Gold smuggling has been going on for many years. In 2008 the London Bullion Market Association suspended Zimbabwe after its deliveries had dropped from the peak of 24 tonnes to just three tonnes, way below the minimum threshold of ten tonnes. This fall in deliveries happened even though gold mining operations in the country had not slowed down and showed that producers preferred smuggling most of their gold out of the country than to sell it through the central bank-owned Fidelity Printers and Refinery that was paying them in a worthless local currency. 

In 2015, the government of Zimbabwe decided to decriminalize artisanal gold mining. The move, which had severe effects on the environment, was defended as necessary to help the country earn more from gold exports.
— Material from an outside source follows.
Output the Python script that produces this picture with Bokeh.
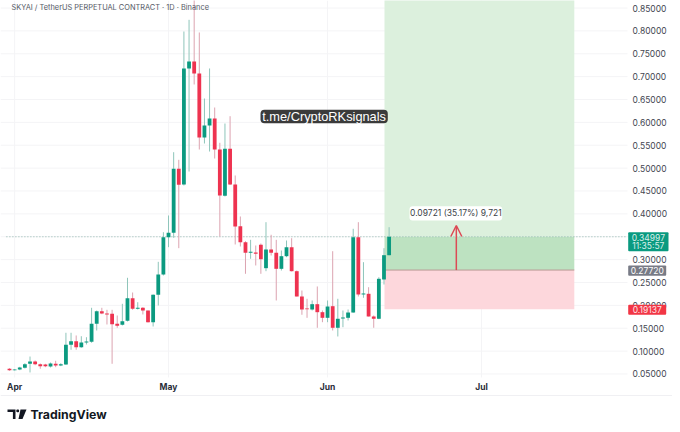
from bokeh.plotting import figure
from bokeh.embed import file_html
from bokeh.resources import INLINE
from bokeh.models import (Label, BoxAnnotation, PolyAnnotation, Arrow, OpenHead, LinearAxis,
                          FixedTicker, PrintfTickFormatter)

title_text = "SKYAI / TetherUS PERPETUAL CONTRACT · 1D · Binance"
watermark = "t.me/CryptoRKsignals"
measure_text = "0.09721 (35.17%) 9,721"
countdown = "11:35:57"

opens = [.0614,.0583,.0598,.0636,.0723,.0773,.0714,.0708,.0664,.0723,.0686,.0708,.1138,.1217,.1086,.1189,.1204,.1597,.1873,.1822,
         .1816,.1597,.1575,.1663,.2157,.1925,.1947,.1888,.1632,.2231,.2675,.3490,.3586,.4985,.4642,.7178,.7331,.7068,.5669,.5932,
         .6085,.5407,.4395,.5422,.4642,.3731,.3381,.3149,.3156,.3324,.2813,.3221,.3149,.2799,.3075,.3272,.2747,.2194,.1932,.1910,
         .2026,.1851,.1728,.1982,.1510,.1713,.1728,.1844,.3490,.2238,.2253,.1757,.1707,.2566,.3097]
closes = [.0583,.0598,.0642,.0714,.0773,.0714,.0671,.0671,.0730,.0686,.0714,.1138,.1217,.1086,.1189,.1210,.1597,.1873,.1822,.1801,
          .1589,.1554,.1654,.2157,.1925,.1947,.1888,.1632,.2231,.2675,.3490,.3586,.4985,.4636,.7178,.7331,.7068,.5669,.5932,.6085,
          .5407,.4402,.5422,.4642,.3724,.3381,.3149,.3171,.3127,.3009,.3221,.3149,.2799,.3075,.3272,.2747,.2194,.1910,.1916,.2026,
          .1851,.1728,.1975,.1510,.1707,.1735,.1844,.3490,.2238,.2260,.1757,.1707,.2581,.3097,.34997]
highs = [.0627,.0605,.0657,.0736,.0882,.0795,.0730,.0723,.0751,.0789,.0736,.1401,.1401,.1342,.1326,.1304,.1947,.1888,.1947,.1903,
         .1903,.1779,.2034,.2603,.2281,.2069,.1960,.1888,.2238,.2952,.3599,.3965,.5348,.5182,.7986,.8242,.8773,.7965,.6522,.7178,
         .6325,.5554,.5975,.6135,.4839,.3943,.3403,.3433,.3309,.3353,.3818,.3543,.3433,.3199,.3418,.3468,.2762,.2325,.2144,.2107,
         .2413,.1888,.2107,.3184,.2144,.1888,.1910,.3674,.3818,.2944,.2397,.1779,.2616,.3250,.3709]
lows = [.0570,.0577,.0583,.0620,.0533,.0692,.0614,.0649,.0642,.0649,.0671,.0701,.1029,.1029,.1073,.1145,.1182,.1451,.1807,.1582,
        .0723,.1510,.1560,.1648,.1903,.1910,.1801,.1626,.1538,.1997,.2653,.3272,.3477,.3250,.4620,.4926,.6828,.5407,.5538,.5363,
        .5210,.3506,.4380,.4631,.3331,.3287,.2690,.3018,.2872,.2690,.2747,.3090,.2107,.2762,.3053,.2741,.2194,.1794,.1728,.1888,
        .1510,.1632,.1632,.1451,.1320,.1523,.1669,.1838,.2194,.2166,.1757,.1510,.1698,.2456,.3090]
days = list(range(len(opens)))

price_ticks = [.05,.10,.15,.20,.25,.30,.35,.40,.45,.50,.55,.60,.65,.70,.75,.80,.85]
month_ticks = [1, 31, 62, 92]
month_labels = ["Apr", "May", "Jun", "Jul"]

last_price = 0.34997
entry = 0.27720
stop = 0.19137
target = 0.90
zone_start, zone_end = 73.1, 110.1
arrow_day = 87.1
arrow_tip = 0.3746

UP, DOWN = "#0b9a80", "#ee3350"
UP_WICK, DOWN_WICK = "#8ec5ba", "#dca3b0"
FIG_W, FIG_H = 672, 424
X_MIN, X_MAX = -1.754, 129.24
Y_MIN, Y_MAX = -0.0604, 0.8664
AXIS_X, AXIS_Y = 120.47, 0.04235

p = figure(width=FIG_W, height=FIG_H, output_backend="svg", toolbar_location=None,
           x_range=(X_MIN, X_MAX), y_range=(Y_MIN, Y_MAX),
           x_axis_location=None, y_axis_location=None,
           min_border=0)
p.outline_line_color = None
p.background_fill_color = "white"
p.border_fill_color = "white"
p.grid.visible = False

yax = LinearAxis(fixed_location=AXIS_X, ticker=FixedTicker(ticks=price_ticks),
                 formatter=PrintfTickFormatter(format="%.5f"))
xax = LinearAxis(fixed_location=AXIS_Y, ticker=FixedTicker(ticks=month_ticks),
                 major_label_overrides=dict(zip(month_ticks, month_labels)))
for ax in (xax, yax):
    ax.axis_line_color = None
    ax.major_tick_line_color = None
    ax.minor_tick_line_color = None
    ax.major_tick_out = 0
    ax.major_tick_in = 0
    ax.minor_tick_out = 0
    ax.minor_tick_in = 0
    ax.major_label_text_font = "Inter"
    ax.major_label_text_font_size = "8.5px"
    ax.major_label_standoff = 5
yax.major_label_text_color = "#434651"
xax.major_label_text_color = "#2a2e39"
xax.major_label_text_font_style = "bold"
p.add_layout(yax, "right")
p.add_layout(xax, "below")

# grid lines
GRID = "#f4f4f6"
p.segment(x0=[X_MIN] * len(price_ticks), x1=[AXIS_X] * len(price_ticks), y0=price_ticks, y1=price_ticks, line_color=GRID, line_width=1)
p.segment(x0=month_ticks, x1=month_ticks, y0=[AXIS_Y] * len(month_ticks), y1=[Y_MAX] * len(month_ticks), line_color=GRID, line_width=1)

# position zones
p.quad(left=[zone_start], right=[zone_end], bottom=[last_price], top=[target], color="#dcf0dd", line_color=None)
p.quad(left=[zone_start], right=[zone_end], bottom=[entry], top=[last_price], color="#bde2c1", line_color=None)
p.quad(left=[zone_start], right=[zone_end], bottom=[stop], top=[entry], color="#fdd7dc", line_color=None)
p.segment(x0=[zone_start], x1=[zone_end], y0=[entry], y1=[entry], line_color="#b99a94", line_width=1)

# last price line
p.segment(x0=[-0.6], x1=[AXIS_X], y0=[last_price], y1=[last_price], line_color="#8fb5ad", line_width=1, line_dash="1 2")

# candles
wick_cols = [UP_WICK if c >= o else DOWN_WICK for o, c in zip(opens, closes)]
body_cols = [UP if c >= o else DOWN for o, c in zip(opens, closes)]
p.segment(x0=days, x1=days, y0=lows, y1=highs, line_color=wick_cols, line_width=1)
p.vbar(x=days, width=0.74, bottom=opens, top=closes, fill_color=body_cols, line_color=None)

# helpers for decoration placed in reference pixels
sx = lambda px: px
sy = lambda py: FIG_H - py

def box(l, r, t, b, color, radius=2):
    p.add_layout(BoxAnnotation(left=sx(l), right=sx(r), top=sy(t), bottom=sy(b),
                               left_units="screen", right_units="screen", top_units="screen", bottom_units="screen",
                               fill_color=color, fill_alpha=1, line_color=None, border_radius=radius, level="annotation"))

def text(px, py, s, color, size, font="Inter", align="left", style="normal"):
    p.add_layout(Label(x=sx(px), y=sy(py), x_units="screen", y_units="screen", text=s, text_color=color,
                       text_font=font, text_font_size=f"{size}px", text_align=align, text_baseline="middle",
                       text_font_style=style, level="overlay"))

# arrow
p.add_layout(Arrow(end=OpenHead(size=11, line_color="#dc4a55", line_width=1.5), x_start=arrow_day, y_start=entry,
                   x_end=arrow_day, y_end=arrow_tip, line_color="#dc4a55", line_width=1.5))

# title
text(11, 7, title_text, "#555a66", 7.4)

# watermark
box(260, 387.3, 109.3, 122.7, "#3b3b3b", 4)
text(323.6, 116, watermark, "#ffffff", 12.8, font="Liberation Sans", align="center")

# measure label
box(409, 501.7, 205.7, 220, "#ffffff", 3)
text(455.3, 212.8, measure_text, "#3c3f48", 8.5, align="center")

# price tags
box(627.7, 668, 231.7, 250.7, "#0a9a80", 1)
text(647.8, 237, f"{last_price:.5f}", "#d9f0ea", 8.5, align="center")
text(647.8, 245.5, countdown, "#d9f0ea", 8.5, align="center")
box(627.7, 665.7, 265, 275.3, "#787b86", 1)
text(646.7, 270.2, f"{entry:.5f}", "#ffffff", 8.5, align="center")
box(627.7, 665.7, 304.3, 314.3, "#f23645", 1)
text(646.7, 309.3, f"{stop:.5f}", "#ffe3e6", 8.5, align="center")

# bottom line
box(0, 672, 394.6, 395.4, "#f0f0f3", 0)

# logo
LOGO = "#131722"
for xs, ys in [
    ([7, 15, 15, 12.4, 12.4, 7], [409, 409, 418.5, 418.5, 411.6, 411.6]),
    ([20, 26, 22, 18], [409, 409, 418.5, 418.5]),
]:
    p.add_layout(PolyAnnotation(xs=[sx(v) for v in xs], ys=[sy(v) for v in ys], xs_units="screen", ys_units="screen",
                                fill_color=LOGO, fill_alpha=1, line_color=None))
box(15.8, 18.6, 409, 411.8, LOGO, 1)
text(30, 414, "TradingView", LOGO, 12.3, style="bold", font="Inter")

open("out.html", "w").write(file_html(p, INLINE))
This saw gold output increase exponentially to over 30 tonnes annually, causing the government to set an ambitious gold output target of 100 tonnes by 2023. However, this increase in the national gold output resulted in a nationwide spike in cases of machete attacks as gangs belonging to different factions engaged in bloody turf wars.

The Politicisation of Minerals Sector

CNRG director, Farai Maguwu said with President Mnangagwa using his discretionary powers to issue mining licences to Chinese and other players, even Parliament is unable to play its oversight role in the governance of the mining sector.

A miner carries a sack of gold ore from a pit at Gaika Mine for panning at a water point

“We have seen the politicization of the minerals sector with Provincial Mining Directors coming under a lot of pressure from the ruling ZANU-PF to allocate mining claims to ruling party officials and supporters and foreign criminal syndicates, especially from China,” Maguwu told Humanosity in an interview. 

“The claims are going to undeserving people, with neither the capital nor experience to go into mining. ZIMRA (Zimbabwe Revenue Authority) is getting little out of these politicized companies, the environment is being mutilated with impunity, workers are not being paid… it’s modern-day slavery.” 

Apart from gold mining, the Chinese are also involved in other sub-sectors of the mining industry, mostly in chrome and coal mining activities where they are known to be law-unto-themselves because they enjoy the protection of the political and military elites.